Но адмирал Небогатов забыл, что на всякой эскадре или отдельном военном корабле лежит также и обязанность: если даже нет никаких шансов победить и нельзя вовсе избежать сражения, то все же вступить в бой и погибнуть, а не сдаться. Это не логика, а воинский долг, и этот долг не только красивый жест: выполнение его до конца не менее важно, чем и победа, потому что в основе его лежит чувство национальной гордости. Как бы сдача ни оправдывалась обстоятельствами, это всегда будет оскорблением.

Рассветало и горизонт был чист: ни дымков, ни подозрительных точек.
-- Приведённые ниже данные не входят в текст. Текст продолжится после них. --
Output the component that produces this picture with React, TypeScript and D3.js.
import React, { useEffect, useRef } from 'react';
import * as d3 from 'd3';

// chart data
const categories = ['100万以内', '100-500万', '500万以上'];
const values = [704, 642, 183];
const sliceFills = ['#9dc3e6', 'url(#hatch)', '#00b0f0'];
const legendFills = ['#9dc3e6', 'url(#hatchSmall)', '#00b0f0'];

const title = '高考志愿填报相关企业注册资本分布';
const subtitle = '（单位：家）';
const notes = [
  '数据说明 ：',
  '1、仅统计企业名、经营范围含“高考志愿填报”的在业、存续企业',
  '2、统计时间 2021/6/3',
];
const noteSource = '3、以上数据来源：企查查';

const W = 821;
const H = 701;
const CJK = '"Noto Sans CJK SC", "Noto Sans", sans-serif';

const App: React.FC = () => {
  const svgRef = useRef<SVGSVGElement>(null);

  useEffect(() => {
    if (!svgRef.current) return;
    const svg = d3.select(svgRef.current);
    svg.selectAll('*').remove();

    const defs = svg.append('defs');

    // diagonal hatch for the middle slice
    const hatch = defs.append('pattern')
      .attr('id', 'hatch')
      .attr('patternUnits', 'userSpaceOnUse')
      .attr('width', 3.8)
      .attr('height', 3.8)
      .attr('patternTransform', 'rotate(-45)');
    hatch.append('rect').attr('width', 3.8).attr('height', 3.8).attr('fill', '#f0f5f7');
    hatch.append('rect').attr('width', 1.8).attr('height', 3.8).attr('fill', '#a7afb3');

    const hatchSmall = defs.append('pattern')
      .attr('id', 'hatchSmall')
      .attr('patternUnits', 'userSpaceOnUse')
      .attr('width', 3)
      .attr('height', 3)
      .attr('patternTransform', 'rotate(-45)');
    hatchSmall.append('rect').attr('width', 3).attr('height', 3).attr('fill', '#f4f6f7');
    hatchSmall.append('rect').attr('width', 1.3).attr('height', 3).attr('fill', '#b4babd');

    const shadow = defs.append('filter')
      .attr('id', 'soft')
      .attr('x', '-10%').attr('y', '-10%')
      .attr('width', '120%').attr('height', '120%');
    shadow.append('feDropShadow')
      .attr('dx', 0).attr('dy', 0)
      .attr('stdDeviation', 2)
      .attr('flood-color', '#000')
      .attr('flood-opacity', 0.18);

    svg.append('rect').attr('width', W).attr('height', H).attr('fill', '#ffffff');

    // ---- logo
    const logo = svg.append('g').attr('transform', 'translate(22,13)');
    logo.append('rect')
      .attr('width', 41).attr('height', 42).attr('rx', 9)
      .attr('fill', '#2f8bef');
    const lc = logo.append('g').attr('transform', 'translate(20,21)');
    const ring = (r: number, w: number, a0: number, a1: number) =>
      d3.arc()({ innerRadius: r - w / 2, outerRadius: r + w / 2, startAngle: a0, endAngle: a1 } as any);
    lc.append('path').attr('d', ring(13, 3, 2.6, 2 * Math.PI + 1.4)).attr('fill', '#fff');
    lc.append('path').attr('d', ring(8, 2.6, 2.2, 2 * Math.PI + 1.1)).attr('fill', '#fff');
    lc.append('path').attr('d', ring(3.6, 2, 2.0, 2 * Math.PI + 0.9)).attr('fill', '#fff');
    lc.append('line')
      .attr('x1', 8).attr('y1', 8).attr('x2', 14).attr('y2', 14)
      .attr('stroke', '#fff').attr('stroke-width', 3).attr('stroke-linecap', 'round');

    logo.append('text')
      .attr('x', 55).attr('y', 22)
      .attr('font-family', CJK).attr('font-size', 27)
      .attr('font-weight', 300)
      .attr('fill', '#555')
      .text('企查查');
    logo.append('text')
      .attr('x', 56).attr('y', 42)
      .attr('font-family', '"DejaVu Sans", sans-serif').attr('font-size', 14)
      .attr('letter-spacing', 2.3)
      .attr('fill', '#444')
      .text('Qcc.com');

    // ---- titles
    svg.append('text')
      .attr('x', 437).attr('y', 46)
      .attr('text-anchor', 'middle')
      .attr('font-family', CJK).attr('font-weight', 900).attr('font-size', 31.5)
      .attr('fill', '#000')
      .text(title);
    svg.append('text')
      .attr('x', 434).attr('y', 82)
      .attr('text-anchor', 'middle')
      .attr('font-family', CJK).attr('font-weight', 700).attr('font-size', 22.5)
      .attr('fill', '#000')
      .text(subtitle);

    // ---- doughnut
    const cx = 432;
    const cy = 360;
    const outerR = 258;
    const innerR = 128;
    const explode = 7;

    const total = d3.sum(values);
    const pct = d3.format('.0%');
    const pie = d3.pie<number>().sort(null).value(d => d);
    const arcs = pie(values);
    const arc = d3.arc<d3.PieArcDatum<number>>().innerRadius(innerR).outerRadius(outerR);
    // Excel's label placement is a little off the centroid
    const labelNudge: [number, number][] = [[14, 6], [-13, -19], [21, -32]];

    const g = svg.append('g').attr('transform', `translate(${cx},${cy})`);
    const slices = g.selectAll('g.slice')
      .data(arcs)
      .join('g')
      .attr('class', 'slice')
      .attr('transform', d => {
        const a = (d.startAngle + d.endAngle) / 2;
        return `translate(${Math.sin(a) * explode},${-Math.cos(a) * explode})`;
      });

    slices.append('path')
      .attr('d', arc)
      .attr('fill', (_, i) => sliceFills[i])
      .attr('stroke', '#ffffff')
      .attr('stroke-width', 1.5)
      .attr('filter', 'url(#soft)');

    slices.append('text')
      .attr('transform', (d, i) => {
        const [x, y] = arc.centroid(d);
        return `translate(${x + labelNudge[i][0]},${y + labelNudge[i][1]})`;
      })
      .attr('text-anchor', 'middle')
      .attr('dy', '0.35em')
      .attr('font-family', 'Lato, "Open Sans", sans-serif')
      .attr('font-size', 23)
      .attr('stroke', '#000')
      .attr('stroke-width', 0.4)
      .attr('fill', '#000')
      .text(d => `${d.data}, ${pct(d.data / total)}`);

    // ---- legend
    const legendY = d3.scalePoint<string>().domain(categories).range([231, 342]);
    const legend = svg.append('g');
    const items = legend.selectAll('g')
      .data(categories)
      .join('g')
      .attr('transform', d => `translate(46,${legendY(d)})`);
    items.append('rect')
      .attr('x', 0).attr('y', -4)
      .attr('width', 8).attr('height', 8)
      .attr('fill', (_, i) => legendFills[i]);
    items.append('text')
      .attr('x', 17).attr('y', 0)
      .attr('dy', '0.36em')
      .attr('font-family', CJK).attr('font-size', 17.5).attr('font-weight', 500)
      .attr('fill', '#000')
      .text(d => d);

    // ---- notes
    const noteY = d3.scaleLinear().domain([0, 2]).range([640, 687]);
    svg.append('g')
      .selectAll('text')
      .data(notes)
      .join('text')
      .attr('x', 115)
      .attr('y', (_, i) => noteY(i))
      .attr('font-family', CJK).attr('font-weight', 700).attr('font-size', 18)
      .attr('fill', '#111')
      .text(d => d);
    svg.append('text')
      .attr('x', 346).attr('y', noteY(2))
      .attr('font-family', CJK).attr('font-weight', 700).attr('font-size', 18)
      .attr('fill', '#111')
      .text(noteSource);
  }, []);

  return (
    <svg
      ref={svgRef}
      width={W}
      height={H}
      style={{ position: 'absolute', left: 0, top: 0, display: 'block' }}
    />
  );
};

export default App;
Утром стало заметно, что крен «Иртыша» на правый борт и на нос начал опять увеличиваться. Старший офицер с несколькими другими офицерами и боцманом исследовали состояние переборок и обнаружили, что за ночь их сильно выпучило. Через швы во многих местах просачивалась вода. Это было серьезное открытие, так как, лопни переборка в соседний трюм, водоизмещением около 2‑х тысяч тонн, корабль глубоко сел бы носом, а корма настолько вышла бы из воды, что руль и винты оказались бы почти на поверхности и «Иртыш» потерял бы возможность управляться и двигаться.

Как ни очевидно, что такую пробоину судовыми средствами заделать нельзя, все же командир приказал попробовать. Для этого пришлось застопорить ход и приготовить пластырь. Когда его подвели к пробоине, она оказалась настолько большой, что он не мог ее перекрыть. Попробовали под пластырь завести большой брезент, однако и это не помогло. Провозившись около часу и убедившись в бесцельности стараний, решили понапрасну не терять времени и продолжать путь, чтобы засветло пройти как можно далее на север и с темнотою прорваться через опасную зону.

«Иртыш» дал ход, а крен все продолжал, хоть и медленно, увеличиваться. По‑видимому, переборки сдали еще больше и в любой момент могли совсем лопнуть. Ввиду серьезности положения, согласно Морскому уставу, командир собрал совещание из всех офицеров, чтобы выслушать их мнение, что предпринять дальше. Все быстро собрались в кают‑компании. На обсуждение было поставлено два вопроса: первый – продолжать идти тем же курсом и не покидать корабль до его гибели – и второй – идти ли тем же курсом до тех пор, пока, по всем признакам, не станет ясным, что гибель близка, после чего спустить шлюпки и на них спасаться.